The quality of the holdings of the Tune Collection has allowed Faraji to develop a unique dissertation focus on the emergence of Christianity in Nubian history. The dissertation title, “The Roots of Nubian Christianity: A Transitional Culture in Late Antique Africa--The Silko Inscription and the Temple of Kalabsha as Context,” was inspired by the Institute for Antiquity’s research Project, “The Roots of Egyptian Christianity,” directed by Dr. Birger Pearson. Faraji’s research undertakes the analysis and interpretation of the religious conversion and cultural transformation of late antique Nubia to Christianity during the fourth to the sixth centuries of the Common Era.

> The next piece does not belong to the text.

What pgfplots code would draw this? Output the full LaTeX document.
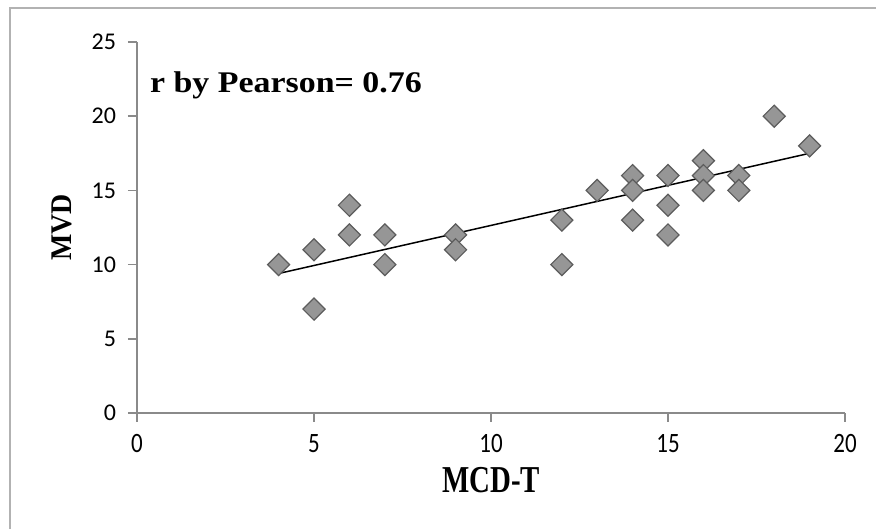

Using the array of materials available in the Tune Collection, Faraji is able to contextualize primary documents and material evidence in terms of the larger heuristic question of conversion and the transformative processes by which an indigenous African culture, ancient Nubia, appropriated and absorbed the religious forms and cultural practices of Christianity and the broader Byzantine milieu. Faraji contends that religious transformation in the context of cultural encounter cannot be explained according to conventional interpretations of religious conversion. Utilizing contemporary African and African diaspora religions as a methodological parallel for interpreting Nubian Christianity, Faraji suggests that religious conversion be viewed as a “conversation” between cultures. With a focus on the emergence of Christianity in the post-Meroitic and Ballana cultural phase of Nubian history, Faraji’s research places hermeneutical priority on the texts produced by the various Nubian cultures themselves. The dissertation examines Coptic and Greek papyri discovered in 1976 at the ancient site of Qasr Ibrim near the second cataract in southern Egypt and the Greek inscription of the Nubian Pharaoh Silko, dated from the middle 5th century C. E., and preserved at the temple of Kalabsha in Egyptian Nubia. The Silko inscription represents the genre of triumphant inscription, a genre that articulates the traditions of sovereign religion and kingship ideology that were so fundamentally important in classical Nile Valley history. The inscription’s proclamation “Theos gave me the victory” helps shape Faraji’s thesis that the Pharaoh Silko had accepted the Christian creed and at the very least declared Christianity as the new religious ideology of the Nubian court.

The Tune Collection makes available to Faraji’s research the invaluable primary source materials such as epigraphic, archaeological, and textual sources that provide insight into the conversion process of ancient Nubia from the perspective of the various cultures that inhabited the Nubian Nile Valley.